Aristophanis comoediae novem.
Venice: Aldus Manutius, 1498.
Aldus Manutius (ca. 1450–1515), a native of Bassiano, Italy, was a scholar and teacher for whom printing represented a further means of disseminating classical languages and literature. Establishing a press in Venice in 1494, Aldus printed Greek and Latin classics as well as the works of contemporary writers, including immigrant scholars from Thessaloniki and Constantinople. Aldus published the editio princeps of more than thirty Greek texts, designing his own Greek typefaces based on contemporary manuscript fashion. Aldus employed Francesco Griffo (1450–1518) to cut punches based on the handwriting of friends and associates, including Immanuel Rhusotas (active 1465–1500), Ioannes Gregoropoulos (active 1493–1503), and Marcus Musurus (ca. 1470–1517).

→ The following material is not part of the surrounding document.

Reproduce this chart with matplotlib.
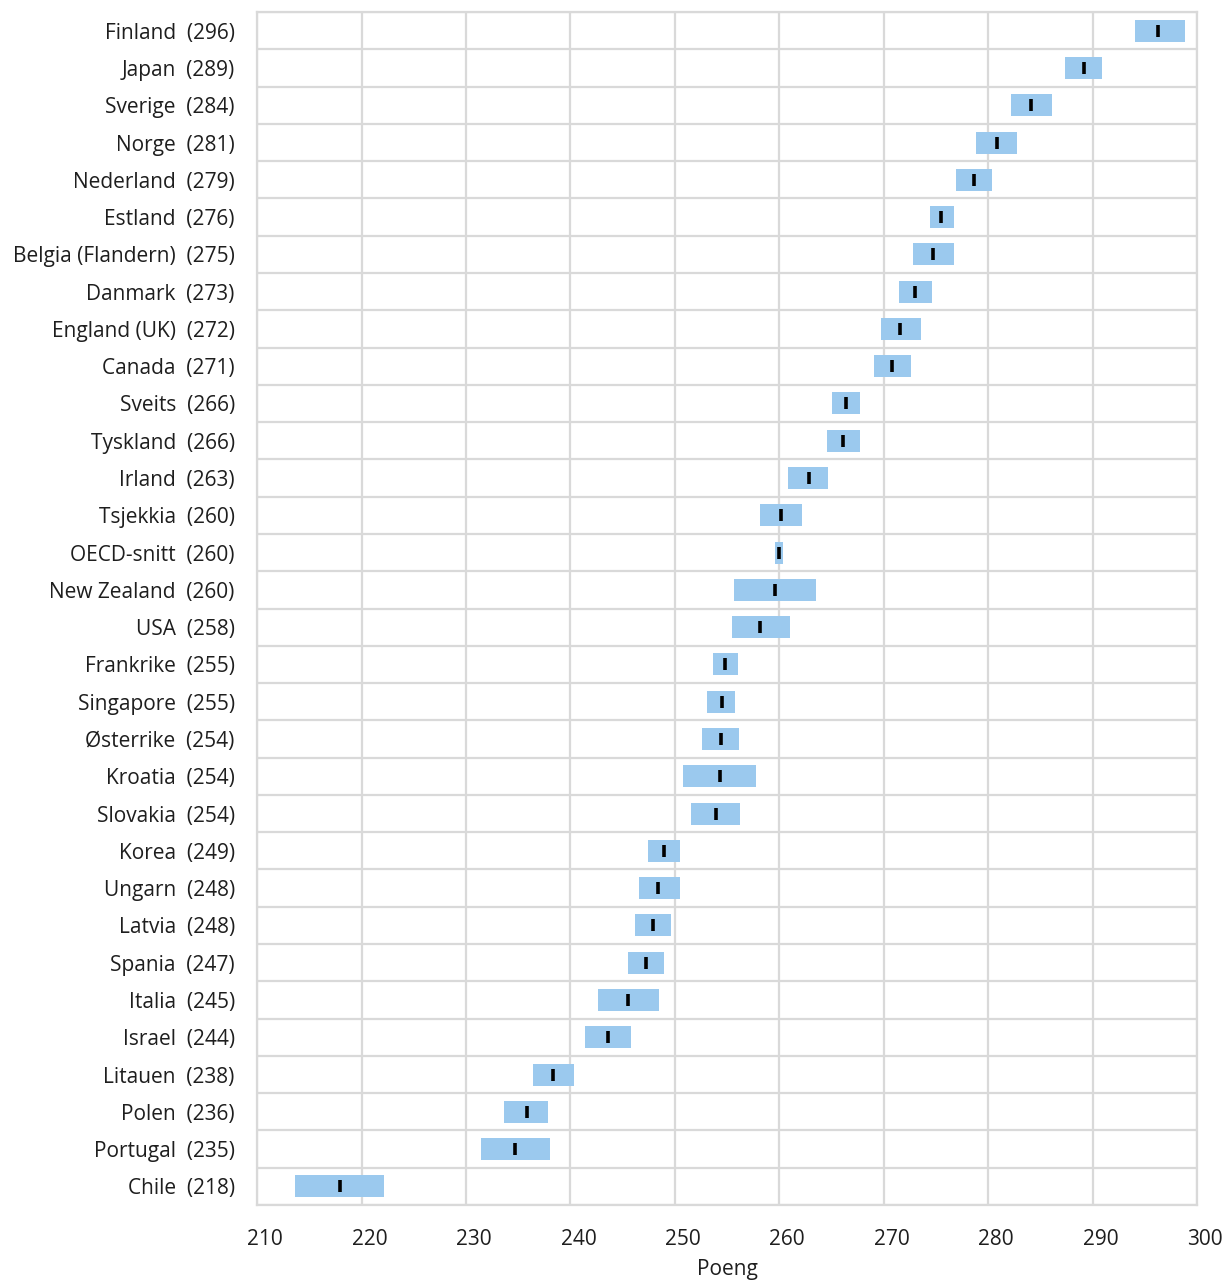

Although criticized for their complexity by scholars in the late nineteenth and early twentieth centuries, Aldus’s fonts proved to be popular with contemporary readers.
In July 1498 Aldus published the editio princeps of nine of the comedies of Aristophanes, including Wealth, The Clouds, The Frogs, The Knights, The Acharnians, The Wasps, The Birds, Peace, and The Ecclesiazusae. The only two extant plays lacking in the volume are Lysistrata and The Thesmophoriazusae. Aldus’s editor for the publication was Marcus Musurus (ca. 1470–1517), a native of Rhethymno, Crete. Musurus rose to prominence as a Greek scholar and was later appointed bishop of Hierapetra by Pope Leo X, although he died before he was able to assume the position. The edition combines the original Greek text of Aristophanes, printed in the center of the page and enhanced with elaborate woodcut initials. It includes extensive notes and comments, called scholia, which Musurus compiled from the work of ancient scholiasts.